Sunday, September 26, 2010

Juvenile Court Probation Officer New Orleans 1965 And 1966

That may sound like a good job but it was probably the worse job I ever had. I started with 10 cases and 9 months later I had 150 cases on my desk.
  I will tell a few of the more colorful cases that I had.

1. A young man was arrested for impersonating a doctor. He was 16 years old. He had bought some doctor equipment and clothes and wandered around a hospital pretending to be a doctor. He met a young woman and they were going to be married. Her mother spent 8000 dollars planning the wedding. Then they found out he was not a doctor and only 16 years old. He was just a great con man.
  If I remember right some months later I came out of our building at 731 Ursulines Street in the French Quarter and saw this young man standing up against a wall. I stopped to talk to him. I asked him what he was doing. He said he was watching that car as he pointed at some car. He said he had a job repossessing cars. I never saw him again.
 
  2. I had to go to Charity Hospital to see a kid who was on the psych ward. He had been stealing cars. He was only 16 years old. He denied all the charges and told me I had to get him out of that hospital that it was full of crazy people. And indeed it was.

 The event took place on the day before hurricane Betsy hit New Orleans in 1965. After left Charity hospital the skies were getting dark and menacing. I had just bought an automobile that day. A really old Studebaker. I think it was a 1955. It was built like a tank.

 I tried to get the psychiatrist to let the kid out but he refused. Instead he told me to read a book called THE MASK OF SANITY by Hervy Cleckly. It is the best book about sociopaths and psychopaths and how cunning and convincing they can be.

   I had to interview this kid's mother. She told me that voices from her radio were telling her what to do. And that if I didn't leave her son alone she would, "Scratch your eyes out".

3. I got a case for a young boy around 10 who had stolen a car. I think they called it unauthorized moving of a vehicle. That was the police language.

4. Another case involving a young boy of around 12 or 13 who along with some of his buddies were breaking in pinball machines in and around Tulane University. He came from a good and wealthy family.  I had to interview him. Shortly afterwards a young high powered Harvard educated attorney came into my office. He demanded to see the police report. I told him wait a minute. I had never had that happen before. I went and asked my boss and he said it was OK. Let him see it.

5.  We had many cases of black juveniles that had gotten in trouble. One case was an auto theft case involving three or four juveniles. When the case came before the Juvenile Court judge I had to sit in since I had written the family case history.
This particular judge had worked for Huey Long. In fact he was with Huey Long when he was shot at the capitol in Baton Rouge. He was hard on all cases.
 In fact it was almost routine that anyone who came before him went straight to "state school". That was the juvenile detention facility in Alexandria, Louisiana.
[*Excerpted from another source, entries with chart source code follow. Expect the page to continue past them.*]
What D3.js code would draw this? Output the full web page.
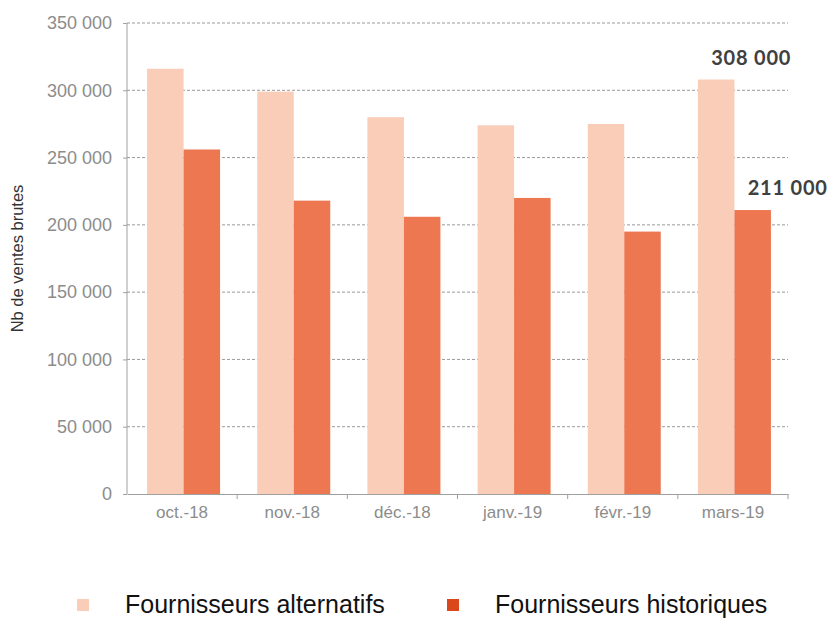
<!DOCTYPE html>
<html>
<head>
<meta charset="utf-8">
<script src="https://cdn.jsdelivr.net/npm/d3@7"></script>
<style>
  body { margin: 0; background: #fff; }
  svg { display: block; }
</style>
</head>
<body>
<div id="chart"></div>
<script>
var months = ["oct.-18", "nov.-18", "déc.-18", "janv.-19", "févr.-19", "mars-19"];
var alternatifs = [316000, 299000, 280000, 274000, 275000, 308000];
var historiques = [256000, 218000, 206000, 220000, 195000, 211000];
var seriesNames = ["Fournisseurs alternatifs", "Fournisseurs historiques"];
var yTicks = [0, 50000, 100000, 150000, 200000, 250000, 300000, 350000];

var margin = {top: 23, right: 39, bottom: 125, left: 127};
var width = 827 - margin.left - margin.right,
    height = 619 - margin.top - margin.bottom;

var svg = d3.select("#chart").append("svg")
  .attr("width", 827)
  .attr("height", 619);

var g = svg.append("g")
  .attr("transform", "translate(" + margin.left + "," + margin.top + ")");

var x = d3.scaleBand().domain(months).range([0, width]);
var x1 = d3.scaleBand().domain(seriesNames).range([0, 73]);
var y = d3.scaleLinear().domain([0, 350000]).range([height, 0]);
var colors = ["#f9cdb8", "#ec7751"];
var legendColors = ["#f9cdb8", "#d9471b"];

var fmt = function(d) { return d3.format(",")(d).replace(/,/g, " "); };

// gridlines
g.append("g")
  .selectAll("line")
  .data(yTicks.slice(1))
  .enter().append("line")
  .attr("x1", 0).attr("x2", width)
  .attr("y1", function(d) { return y(d); })
  .attr("y2", function(d) { return y(d); })
  .attr("stroke", "#9a9a9a")
  .attr("stroke-dasharray", "3,2")
  .attr("stroke-width", 1);

var rows = months.map(function(m, i) {
  return {month: m, values: [alternatifs[i], historiques[i]]};
});

var groups = g.append("g").selectAll("g")
  .data(rows)
  .enter().append("g")
  .attr("transform", function(d) { return "translate(" + (x(d.month) + (x.bandwidth() - 73) / 2 + 1.5) + ",0)"; });

groups.selectAll("rect")
  .data(function(d) { return d.values.map(function(v, j) { return {key: seriesNames[j], value: v, j: j}; }); })
  .enter().append("rect")
  .attr("x", function(d) { return x1(d.key); })
  .attr("width", x1.bandwidth())
  .attr("y", function(d) { return y(d.value); })
  .attr("height", function(d) { return height - y(d.value); })
  .attr("fill", function(d) { return colors[d.j]; });

// labels on last month
var last = months.length - 1;
var lx = x(months[last]) + (x.bandwidth() - 73) / 2 + 1.5;
[alternatifs[last], historiques[last]].forEach(function(v, j) {
  g.append("text")
    .attr("x", lx + x1(seriesNames[j]) + x1.bandwidth() / 2 + 35)
    .attr("y", y(v) - 15)
    .attr("text-anchor", "middle")
    .attr("font-family", "Lato, 'Liberation Sans', sans-serif")
    .attr("font-weight", "bold")
    .attr("font-size", 20)
    .attr("letter-spacing", 0.8)
    .attr("fill", "#404040")
    .text(fmt(v));
});

// y axis
var yAxis = g.append("g")
  .call(d3.axisLeft(y).tickValues(yTicks).tickSize(4).tickPadding(11).tickFormat(fmt));
yAxis.select(".domain").attr("stroke", "#a0a0a0").attr("d", "M0,0V" + height);
yAxis.selectAll(".tick line").attr("stroke", "#a0a0a0");
yAxis.selectAll("text")
  .attr("font-family", "'Liberation Sans', Arial, sans-serif")
  .attr("font-size", 18)
  .attr("fill", "#8c8c8c");

// x axis
var xAxis = g.append("g")
  .attr("transform", "translate(0," + height + ")")
  .call(d3.axisBottom(x).tickSize(0).tickPadding(12));
xAxis.select(".domain").attr("stroke", "#a0a0a0");
xAxis.selectAll("text")
  .attr("font-family", "'Liberation Sans', Arial, sans-serif")
  .attr("font-size", 17)
  .attr("fill", "#8c8c8c");
xAxis.selectAll(".sep")
  .data(months.slice(1))
  .enter().append("line")
  .attr("x1", function(d) { return x(d); })
  .attr("x2", function(d) { return x(d); })
  .attr("y1", 0).attr("y2", 5)
  .attr("stroke", "#a0a0a0");
xAxis.append("line")
  .attr("x1", width).attr("x2", width)
  .attr("y1", 0).attr("y2", 5)
  .attr("stroke", "#a0a0a0");

// y label
svg.append("text")
  .attr("transform", "translate(23," + (margin.top + height / 2) + ") rotate(-90)")
  .attr("text-anchor", "middle")
  .attr("font-family", "'Liberation Sans', Arial, sans-serif")
  .attr("font-size", 16.5)
  .attr("fill", "#333")
  .text("Nb de ventes brutes");

// legend
var legend = svg.append("g").selectAll("g")
  .data(seriesNames)
  .enter().append("g")
  .attr("transform", function(d, i) { return "translate(" + (77 + i * 370) + ",599)"; });

legend.append("rect")
  .attr("width", 12).attr("height", 12)
  .attr("fill", function(d, i) { return legendColors[i]; });

legend.append("text")
  .attr("x", 48)
  .attr("y", 14)
  .attr("font-family", "'Liberation Sans', Arial, sans-serif")
  .attr("font-size", 25)
  .attr("fill", "#111")
  .text(function(d) { return d; });
</script>
</body>
</html>
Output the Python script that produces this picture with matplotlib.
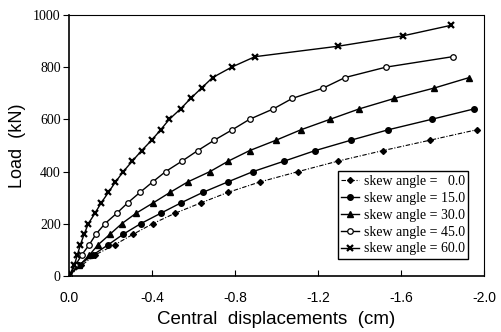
import numpy as np
import matplotlib
matplotlib.use('Agg')
import matplotlib.pyplot as plt
from matplotlib.ticker import FixedLocator

# Data (displacement in cm, load in kN)
load_00 = [0, 40, 80, 120, 160, 200, 240, 280, 320, 360, 400, 440, 480, 520, 560]
disp_00 = [0, -0.06, -0.125, -0.222, -0.31, -0.403, -0.511, -0.636, -0.766,
           -0.92, -1.106, -1.297, -1.512, -1.74, -1.965]

load_15 = [0, 40, 80, 120, 160, 200, 240, 280, 320, 360, 400, 440, 480, 520,
           560, 600, 640]
disp_15 = [0, -0.045, -0.115, -0.19, -0.262, -0.345, -0.442, -0.54, -0.645,
           -0.765, -0.888, -1.038, -1.186, -1.359, -1.539, -1.748, -1.953]

load_30 = [0, 40, 80, 120, 160, 200, 240, 280, 320, 360, 400, 440, 480, 520,
           560, 600, 640, 680, 720, 760]
disp_30 = [0, -0.05, -0.098, -0.141, -0.198, -0.254, -0.323, -0.406, -0.487,
           -0.572, -0.68, -0.768, -0.87, -0.998, -1.118, -1.258, -1.399,
           -1.568, -1.761, -1.929]

load_45 = [0, 40, 80, 120, 160, 200, 240, 280, 320, 360, 400, 440, 480, 520,
           560, 600, 640, 680, 720, 760, 800, 840]
disp_45 = [0, -0.03, -0.061, -0.098, -0.13, -0.173, -0.23, -0.283, -0.342,
           -0.403, -0.466, -0.545, -0.62, -0.70, -0.787, -0.87, -0.985,
           -1.076, -1.226, -1.33, -1.528, -1.849]

load_60 = [0, 40, 80, 120, 160, 200, 240, 280, 320, 360, 400, 440, 480, 520,
           560, 600, 640, 680, 720, 760, 800, 840, 880, 920, 960]
disp_60 = [0, -0.025, -0.04, -0.055, -0.073, -0.093, -0.125, -0.155, -0.19,
           -0.224, -0.262, -0.305, -0.35, -0.398, -0.442, -0.483, -0.538,
           -0.586, -0.639, -0.692, -0.784, -0.896, -1.296, -1.61, -1.84]

labels = ['skew angle =   0.0', 'skew angle = 15.0', 'skew angle = 30.0',
          'skew angle = 45.0', 'skew angle = 60.0']
xticks = [0.0, -0.4, -0.8, -1.2, -1.6, -2.0]
yticks = [0, 200, 400, 600, 800, 1000]

serif = 'Liberation Serif'
sans = 'Liberation Sans'

fig = plt.figure(figsize=(5.02, 3.32), dpi=100)
ax = fig.add_axes([0.1375, 0.169, 0.8265, 0.786])

ax.plot(disp_00, load_00, color='k', lw=0.8, ls=(0, (4, 1.5, 1, 1.5)),
        marker='D', ms=3.0, label=labels[0])
ax.plot(disp_15, load_15, color='k', lw=1.0, marker='o', ms=4.0,
        label=labels[1])
ax.plot(disp_30, load_30, color='k', lw=1.0, marker='^', ms=4.0,
        label=labels[2])
ax.plot(disp_45, load_45, color='k', lw=1.0, marker='o', ms=4.0,
        mfc='white', mew=0.9, label=labels[3])
ax.plot(disp_60, load_60, color='k', lw=1.0, marker='x', ms=4.2, mew=1.6,
        label=labels[4])

ax.set_xlim(0, -2.0)
ax.set_ylim(0, 1000)
ax.xaxis.set_major_locator(FixedLocator(xticks))
ax.yaxis.set_major_locator(FixedLocator(yticks))
ax.set_xticklabels(['%.1f' % v for v in xticks], fontfamily=sans, fontsize=10)
ax.set_yticklabels([str(v) for v in yticks], fontfamily=serif, fontsize=10)
ax.tick_params(axis='x', direction='in', length=4, width=0.8, pad=11)
ax.tick_params(axis='y', direction='out', length=4, width=0.8, pad=2)

for s in ['left', 'bottom']:
    ax.spines[s].set_linewidth(1.2)
for s in ['top', 'right']:
    ax.spines[s].set_linewidth(0.8)
    ax.spines[s].set_linestyle((0, (1, 1)))

ax.set_xlabel('Central  displacements  (cm)', fontfamily=sans, fontsize=13.5,
              labelpad=4)
ax.set_ylabel('Load  (kN)', fontfamily=sans, fontsize=13, labelpad=5)

leg = ax.legend(loc='lower left', bbox_to_anchor=(0.648, 0.065, 0.313, 0.33),
                mode='expand', prop={'family': serif, 'size': 10},
                handlelength=1.3, handletextpad=0.3, borderpad=0.25,
                labelspacing=0.28, fancybox=False, framealpha=1,
                edgecolor='k', borderaxespad=0)
leg.get_frame().set_linewidth(1.0)

plt.savefig('out.png', dpi=100)
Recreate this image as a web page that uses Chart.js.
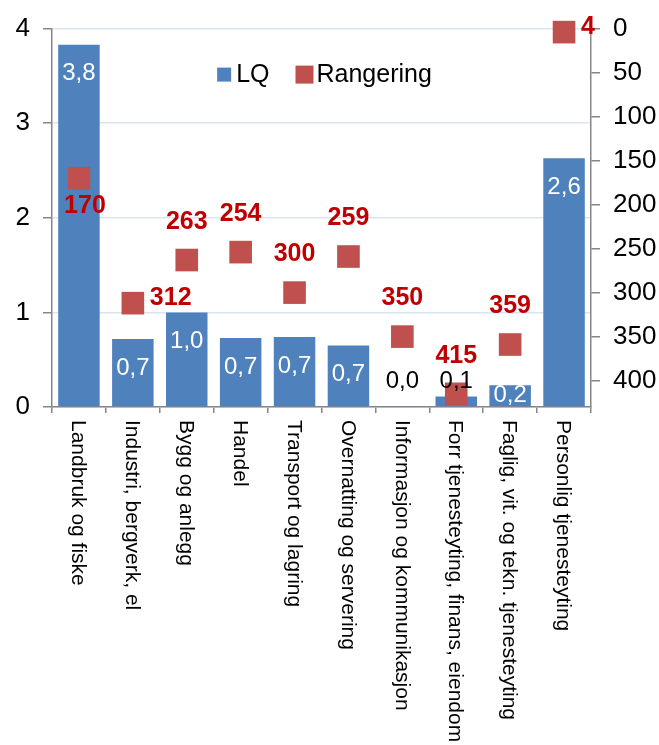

There was a facility there for female juvenile offenders as well. I accompanied a female juvenile detention office once with a female offender there once via train from New Orleans to Alexandria,La.

Click to enlarge the picture.
   So the judge asked the arresting policce officer what the charge was on the young man. The police officer said " Car theft". The judge said "State School". Case closed. No further comment. However this case was not quite closed. The young black man hollered "You don't let nobody speak". He started to get out of his chair. The old white haired judge said "Ok, what have you got to say". The young man said "I didn't steal the car I was just riding in it". The judge said, "State school.".  They led the young man out of the courtroom. After they were gone the judge said to me, "I wish he had tried to come over this desk I would have broken his neck".